▶ Data

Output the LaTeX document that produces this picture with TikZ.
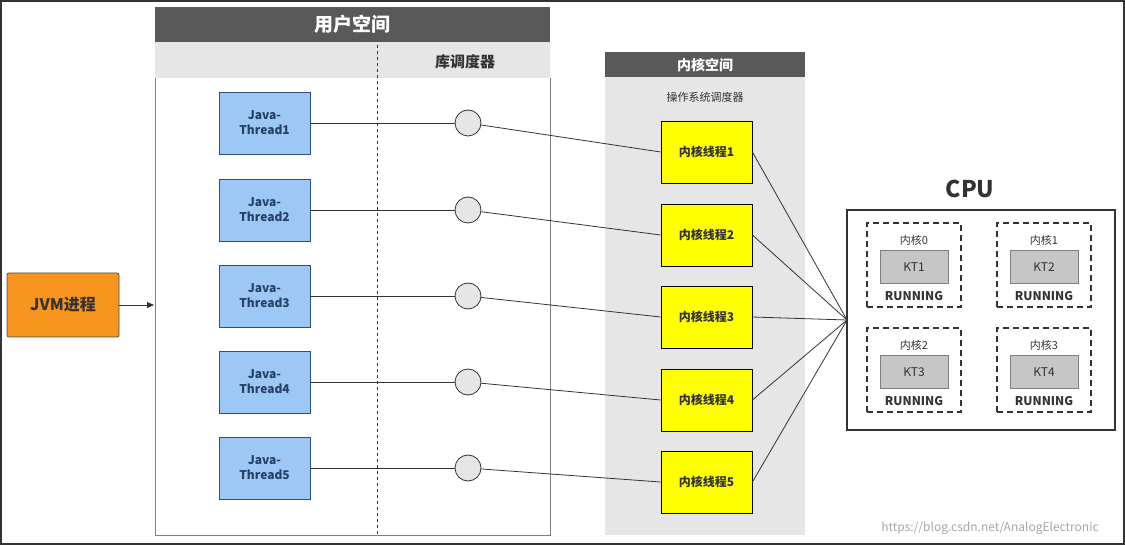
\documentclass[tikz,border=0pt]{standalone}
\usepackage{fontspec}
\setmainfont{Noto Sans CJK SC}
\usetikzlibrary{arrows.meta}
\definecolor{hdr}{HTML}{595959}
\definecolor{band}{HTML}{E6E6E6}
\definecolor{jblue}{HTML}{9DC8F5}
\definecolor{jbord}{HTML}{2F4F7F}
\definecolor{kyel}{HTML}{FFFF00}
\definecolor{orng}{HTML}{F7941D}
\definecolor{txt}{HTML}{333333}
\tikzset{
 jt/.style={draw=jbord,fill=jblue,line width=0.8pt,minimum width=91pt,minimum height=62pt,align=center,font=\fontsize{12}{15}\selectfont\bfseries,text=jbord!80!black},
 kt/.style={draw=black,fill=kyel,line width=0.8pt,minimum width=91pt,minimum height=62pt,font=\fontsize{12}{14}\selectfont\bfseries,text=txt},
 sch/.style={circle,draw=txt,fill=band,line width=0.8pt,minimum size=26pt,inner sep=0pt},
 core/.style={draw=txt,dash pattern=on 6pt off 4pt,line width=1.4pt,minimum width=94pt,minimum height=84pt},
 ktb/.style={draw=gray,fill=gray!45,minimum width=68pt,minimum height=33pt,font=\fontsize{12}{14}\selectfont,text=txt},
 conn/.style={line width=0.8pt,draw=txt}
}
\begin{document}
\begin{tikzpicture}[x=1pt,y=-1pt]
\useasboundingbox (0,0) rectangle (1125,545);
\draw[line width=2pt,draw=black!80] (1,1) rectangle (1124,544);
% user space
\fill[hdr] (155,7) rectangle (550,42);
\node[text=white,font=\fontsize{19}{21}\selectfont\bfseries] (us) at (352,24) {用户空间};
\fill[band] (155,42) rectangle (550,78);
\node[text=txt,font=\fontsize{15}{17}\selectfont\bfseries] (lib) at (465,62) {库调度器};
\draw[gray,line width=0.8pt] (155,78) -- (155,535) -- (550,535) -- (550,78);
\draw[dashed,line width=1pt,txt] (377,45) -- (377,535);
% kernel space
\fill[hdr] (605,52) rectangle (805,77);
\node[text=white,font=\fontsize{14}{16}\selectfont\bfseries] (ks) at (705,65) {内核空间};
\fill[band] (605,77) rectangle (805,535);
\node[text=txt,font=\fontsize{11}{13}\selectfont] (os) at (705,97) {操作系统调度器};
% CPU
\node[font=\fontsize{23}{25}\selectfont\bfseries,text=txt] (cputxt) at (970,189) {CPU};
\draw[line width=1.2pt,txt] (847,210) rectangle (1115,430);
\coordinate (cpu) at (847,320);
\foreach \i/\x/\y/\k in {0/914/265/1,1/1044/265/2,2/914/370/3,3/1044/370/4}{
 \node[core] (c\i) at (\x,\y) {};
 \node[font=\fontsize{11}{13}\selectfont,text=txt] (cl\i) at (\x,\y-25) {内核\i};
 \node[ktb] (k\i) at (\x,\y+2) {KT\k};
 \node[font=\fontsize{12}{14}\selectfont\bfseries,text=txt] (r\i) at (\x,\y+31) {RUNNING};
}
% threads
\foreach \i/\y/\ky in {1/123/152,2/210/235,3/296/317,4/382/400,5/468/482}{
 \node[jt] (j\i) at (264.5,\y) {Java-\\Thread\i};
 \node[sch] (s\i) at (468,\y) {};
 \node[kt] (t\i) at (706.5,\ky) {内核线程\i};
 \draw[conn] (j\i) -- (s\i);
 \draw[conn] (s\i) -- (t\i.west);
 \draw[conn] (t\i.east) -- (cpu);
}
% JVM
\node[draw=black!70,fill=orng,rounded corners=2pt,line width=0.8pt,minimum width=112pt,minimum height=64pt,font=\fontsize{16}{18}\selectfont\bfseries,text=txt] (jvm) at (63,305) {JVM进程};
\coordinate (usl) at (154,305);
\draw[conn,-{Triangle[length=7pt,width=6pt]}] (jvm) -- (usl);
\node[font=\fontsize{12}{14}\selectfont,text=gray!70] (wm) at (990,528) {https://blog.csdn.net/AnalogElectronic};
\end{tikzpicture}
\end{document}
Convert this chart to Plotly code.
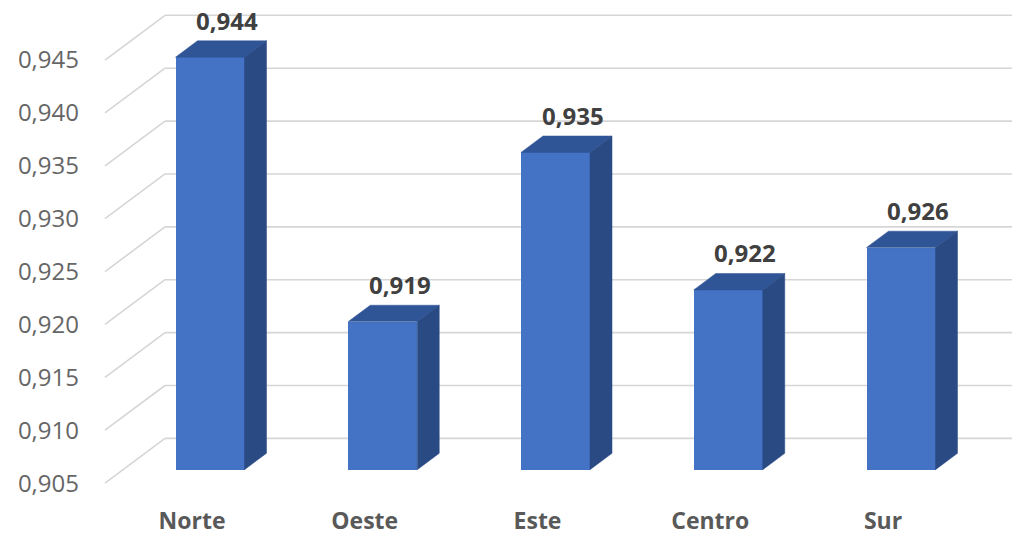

▶ Task brief
Restate every record exactly, please; do not copy the pictures.

▶ Task response
Output the LaTeX document that produces this picture with TikZ.
\documentclass[tikz,border=0pt]{standalone}
\usepackage{fontspec}
\setmainfont{Noto Sans CJK SC}
\usetikzlibrary{arrows.meta}
\definecolor{hdr}{HTML}{595959}
\definecolor{band}{HTML}{E6E6E6}
\definecolor{jblue}{HTML}{9DC8F5}
\definecolor{jbord}{HTML}{2F4F7F}
\definecolor{kyel}{HTML}{FFFF00}
\definecolor{orng}{HTML}{F7941D}
\definecolor{txt}{HTML}{333333}
\tikzset{
 jt/.style={draw=jbord,fill=jblue,line width=0.8pt,minimum width=91pt,minimum height=62pt,align=center,font=\fontsize{12}{15}\selectfont\bfseries,text=jbord!80!black},
 kt/.style={draw=black,fill=kyel,line width=0.8pt,minimum width=91pt,minimum height=62pt,font=\fontsize{12}{14}\selectfont\bfseries,text=txt},
 sch/.style={circle,draw=txt,fill=band,line width=0.8pt,minimum size=26pt,inner sep=0pt},
 core/.style={draw=txt,dash pattern=on 6pt off 4pt,line width=1.4pt,minimum width=94pt,minimum height=84pt},
 ktb/.style={draw=gray,fill=gray!45,minimum width=68pt,minimum height=33pt,font=\fontsize{12}{14}\selectfont,text=txt},
 conn/.style={line width=0.8pt,draw=txt}
}
\begin{document}
\begin{tikzpicture}[x=1pt,y=-1pt]
\useasboundingbox (0,0) rectangle (1125,545);
\draw[line width=2pt,draw=black!80] (1,1) rectangle (1124,544);
% user space
\fill[hdr] (155,7) rectangle (550,42);
\node[text=white,font=\fontsize{19}{21}\selectfont\bfseries] (us) at (352,24) {用户空间};
\fill[band] (155,42) rectangle (550,78);
\node[text=txt,font=\fontsize{15}{17}\selectfont\bfseries] (lib) at (465,62) {库调度器};
\draw[gray,line width=0.8pt] (155,78) -- (155,535) -- (550,535) -- (550,78);
\draw[dashed,line width=1pt,txt] (377,45) -- (377,535);
% kernel space
\fill[hdr] (605,52) rectangle (805,77);
\node[text=white,font=\fontsize{14}{16}\selectfont\bfseries] (ks) at (705,65) {内核空间};
\fill[band] (605,77) rectangle (805,535);
\node[text=txt,font=\fontsize{11}{13}\selectfont] (os) at (705,97) {操作系统调度器};
% CPU
\node[font=\fontsize{23}{25}\selectfont\bfseries,text=txt] (cputxt) at (970,189) {CPU};
\draw[line width=1.2pt,txt] (847,210) rectangle (1115,430);
\coordinate (cpu) at (847,320);
\foreach \i/\x/\y/\k in {0/914/265/1,1/1044/265/2,2/914/370/3,3/1044/370/4}{
 \node[core] (c\i) at (\x,\y) {};
 \node[font=\fontsize{11}{13}\selectfont,text=txt] (cl\i) at (\x,\y-25) {内核\i};
 \node[ktb] (k\i) at (\x,\y+2) {KT\k};
 \node[font=\fontsize{12}{14}\selectfont\bfseries,text=txt] (r\i) at (\x,\y+31) {RUNNING};
}
% threads
\foreach \i/\y/\ky in {1/123/152,2/210/235,3/296/317,4/382/400,5/468/482}{
 \node[jt] (j\i) at (264.5,\y) {Java-\\Thread\i};
 \node[sch] (s\i) at (468,\y) {};
 \node[kt] (t\i) at (706.5,\ky) {内核线程\i};
 \draw[conn] (j\i) -- (s\i);
 \draw[conn] (s\i) -- (t\i.west);
 \draw[conn] (t\i.east) -- (cpu);
}
% JVM
\node[draw=black!70,fill=orng,rounded corners=2pt,line width=0.8pt,minimum width=112pt,minimum height=64pt,font=\fontsize{16}{18}\selectfont\bfseries,text=txt] (jvm) at (63,305) {JVM进程};
\coordinate (usl) at (154,305);
\draw[conn,-{Triangle[length=7pt,width=6pt]}] (jvm) -- (usl);
\node[font=\fontsize{12}{14}\selectfont,text=gray!70] (wm) at (990,528) {https://blog.csdn.net/AnalogElectronic};
\end{tikzpicture}
\end{document}
Convert this chart to Plotly code.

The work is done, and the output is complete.